Your instructions
Restate the material word for word and leave out anything that is a picture.

Dataset extract
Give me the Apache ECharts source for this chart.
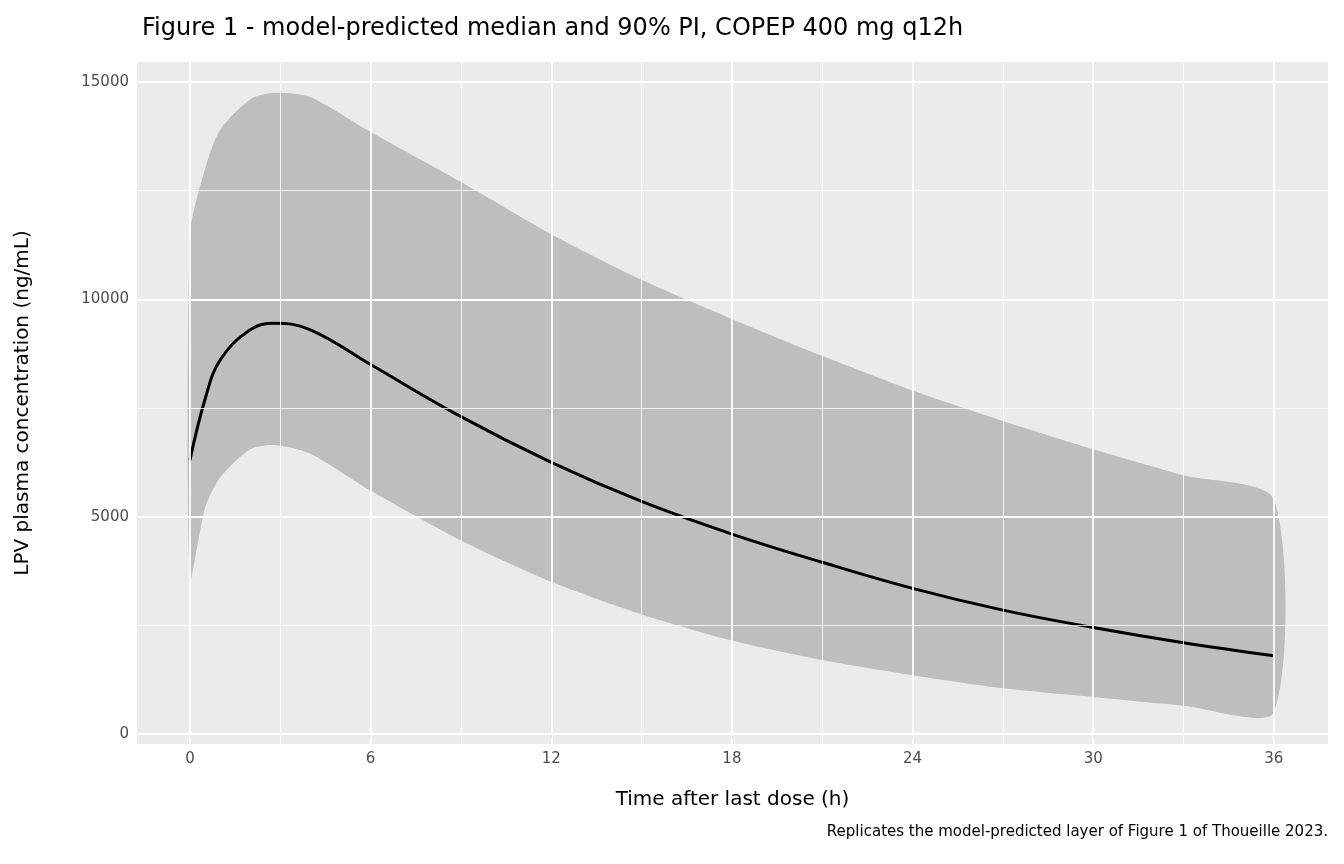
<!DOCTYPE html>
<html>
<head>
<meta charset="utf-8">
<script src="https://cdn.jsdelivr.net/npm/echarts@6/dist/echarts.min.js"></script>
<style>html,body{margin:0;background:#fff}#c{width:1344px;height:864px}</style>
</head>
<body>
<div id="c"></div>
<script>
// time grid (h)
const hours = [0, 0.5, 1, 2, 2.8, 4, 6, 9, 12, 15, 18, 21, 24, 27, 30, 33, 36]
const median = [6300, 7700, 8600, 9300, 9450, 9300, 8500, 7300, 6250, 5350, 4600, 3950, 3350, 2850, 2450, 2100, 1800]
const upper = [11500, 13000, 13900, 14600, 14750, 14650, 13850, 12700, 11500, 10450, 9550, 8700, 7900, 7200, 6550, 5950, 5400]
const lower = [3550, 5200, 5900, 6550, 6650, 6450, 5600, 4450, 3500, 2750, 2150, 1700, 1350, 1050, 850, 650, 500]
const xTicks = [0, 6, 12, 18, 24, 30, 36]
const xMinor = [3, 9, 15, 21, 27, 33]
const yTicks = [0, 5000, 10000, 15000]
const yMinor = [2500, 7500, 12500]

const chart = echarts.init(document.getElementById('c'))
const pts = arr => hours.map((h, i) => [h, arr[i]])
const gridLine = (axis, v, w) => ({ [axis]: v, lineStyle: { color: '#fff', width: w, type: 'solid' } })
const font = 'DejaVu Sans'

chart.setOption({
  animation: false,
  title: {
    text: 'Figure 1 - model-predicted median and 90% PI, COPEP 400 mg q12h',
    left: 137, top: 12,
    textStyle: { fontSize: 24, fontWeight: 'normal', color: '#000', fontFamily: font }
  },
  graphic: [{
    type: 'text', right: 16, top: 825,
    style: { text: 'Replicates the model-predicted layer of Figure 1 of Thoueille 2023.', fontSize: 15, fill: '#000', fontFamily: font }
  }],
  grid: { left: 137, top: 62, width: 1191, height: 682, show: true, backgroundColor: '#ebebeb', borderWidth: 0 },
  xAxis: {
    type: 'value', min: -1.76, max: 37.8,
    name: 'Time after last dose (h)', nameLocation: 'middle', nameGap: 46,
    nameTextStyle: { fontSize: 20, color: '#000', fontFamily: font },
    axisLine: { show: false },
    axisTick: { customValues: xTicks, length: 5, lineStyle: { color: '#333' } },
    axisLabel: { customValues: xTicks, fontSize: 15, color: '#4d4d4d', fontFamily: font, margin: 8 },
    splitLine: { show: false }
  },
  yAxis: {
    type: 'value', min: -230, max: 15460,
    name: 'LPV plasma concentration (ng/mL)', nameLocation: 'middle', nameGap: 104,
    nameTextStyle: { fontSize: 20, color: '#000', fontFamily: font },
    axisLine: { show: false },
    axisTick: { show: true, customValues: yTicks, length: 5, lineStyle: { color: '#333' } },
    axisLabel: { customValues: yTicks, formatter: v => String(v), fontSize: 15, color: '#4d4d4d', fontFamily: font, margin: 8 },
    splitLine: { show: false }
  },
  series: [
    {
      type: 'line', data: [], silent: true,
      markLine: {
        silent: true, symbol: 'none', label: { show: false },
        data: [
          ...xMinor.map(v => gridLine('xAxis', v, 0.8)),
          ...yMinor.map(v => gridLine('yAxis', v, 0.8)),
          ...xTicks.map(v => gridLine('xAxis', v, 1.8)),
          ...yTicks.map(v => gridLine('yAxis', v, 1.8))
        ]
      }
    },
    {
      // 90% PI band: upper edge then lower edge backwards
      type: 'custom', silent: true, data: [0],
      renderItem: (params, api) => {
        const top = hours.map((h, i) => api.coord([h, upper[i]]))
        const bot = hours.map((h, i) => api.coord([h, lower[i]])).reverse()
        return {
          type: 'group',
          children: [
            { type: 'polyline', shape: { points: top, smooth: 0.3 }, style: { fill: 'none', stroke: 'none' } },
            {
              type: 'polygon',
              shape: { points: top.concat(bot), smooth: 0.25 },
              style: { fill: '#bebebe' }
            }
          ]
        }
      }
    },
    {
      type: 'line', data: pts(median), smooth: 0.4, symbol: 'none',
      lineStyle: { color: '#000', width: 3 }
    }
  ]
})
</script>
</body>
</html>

Complete answer
Give me the Apache ECharts source for this chart.
<!DOCTYPE html>
<html>
<head>
<meta charset="utf-8">
<script src="https://cdn.jsdelivr.net/npm/echarts@6/dist/echarts.min.js"></script>
<style>html,body{margin:0;background:#fff}#c{width:1344px;height:864px}</style>
</head>
<body>
<div id="c"></div>
<script>
// time grid (h)
const hours = [0, 0.5, 1, 2, 2.8, 4, 6, 9, 12, 15, 18, 21, 24, 27, 30, 33, 36]
const median = [6300, 7700, 8600, 9300, 9450, 9300, 8500, 7300, 6250, 5350, 4600, 3950, 3350, 2850, 2450, 2100, 1800]
const upper = [11500, 13000, 13900, 14600, 14750, 14650, 13850, 12700, 11500, 10450, 9550, 8700, 7900, 7200, 6550, 5950, 5400]
const lower = [3550, 5200, 5900, 6550, 6650, 6450, 5600, 4450, 3500, 2750, 2150, 1700, 1350, 1050, 850, 650, 500]
const xTicks = [0, 6, 12, 18, 24, 30, 36]
const xMinor = [3, 9, 15, 21, 27, 33]
const yTicks = [0, 5000, 10000, 15000]
const yMinor = [2500, 7500, 12500]

const chart = echarts.init(document.getElementById('c'))
const pts = arr => hours.map((h, i) => [h, arr[i]])
const gridLine = (axis, v, w) => ({ [axis]: v, lineStyle: { color: '#fff', width: w, type: 'solid' } })
const font = 'DejaVu Sans'

chart.setOption({
  animation: false,
  title: {
    text: 'Figure 1 - model-predicted median and 90% PI, COPEP 400 mg q12h',
    left: 137, top: 12,
    textStyle: { fontSize: 24, fontWeight: 'normal', color: '#000', fontFamily: font }
  },
  graphic: [{
    type: 'text', right: 16, top: 825,
    style: { text: 'Replicates the model-predicted layer of Figure 1 of Thoueille 2023.', fontSize: 15, fill: '#000', fontFamily: font }
  }],
  grid: { left: 137, top: 62, width: 1191, height: 682, show: true, backgroundColor: '#ebebeb', borderWidth: 0 },
  xAxis: {
    type: 'value', min: -1.76, max: 37.8,
    name: 'Time after last dose (h)', nameLocation: 'middle', nameGap: 46,
    nameTextStyle: { fontSize: 20, color: '#000', fontFamily: font },
    axisLine: { show: false },
    axisTick: { customValues: xTicks, length: 5, lineStyle: { color: '#333' } },
    axisLabel: { customValues: xTicks, fontSize: 15, color: '#4d4d4d', fontFamily: font, margin: 8 },
    splitLine: { show: false }
  },
  yAxis: {
    type: 'value', min: -230, max: 15460,
    name: 'LPV plasma concentration (ng/mL)', nameLocation: 'middle', nameGap: 104,
    nameTextStyle: { fontSize: 20, color: '#000', fontFamily: font },
    axisLine: { show: false },
    axisTick: { show: true, customValues: yTicks, length: 5, lineStyle: { color: '#333' } },
    axisLabel: { customValues: yTicks, formatter: v => String(v), fontSize: 15, color: '#4d4d4d', fontFamily: font, margin: 8 },
    splitLine: { show: false }
  },
  series: [
    {
      type: 'line', data: [], silent: true,
      markLine: {
        silent: true, symbol: 'none', label: { show: false },
        data: [
          ...xMinor.map(v => gridLine('xAxis', v, 0.8)),
          ...yMinor.map(v => gridLine('yAxis', v, 0.8)),
          ...xTicks.map(v => gridLine('xAxis', v, 1.8)),
          ...yTicks.map(v => gridLine('yAxis', v, 1.8))
        ]
      }
    },
    {
      // 90% PI band: upper edge then lower edge backwards
      type: 'custom', silent: true, data: [0],
      renderItem: (params, api) => {
        const top = hours.map((h, i) => api.coord([h, upper[i]]))
        const bot = hours.map((h, i) => api.coord([h, lower[i]])).reverse()
        return {
          type: 'group',
          children: [
            { type: 'polyline', shape: { points: top, smooth: 0.3 }, style: { fill: 'none', stroke: 'none' } },
            {
              type: 'polygon',
              shape: { points: top.concat(bot), smooth: 0.25 },
              style: { fill: '#bebebe' }
            }
          ]
        }
      }
    },
    {
      type: 'line', data: pts(median), smooth: 0.4, symbol: 'none',
      lineStyle: { color: '#000', width: 3 }
    }
  ]
})
</script>
</body>
</html>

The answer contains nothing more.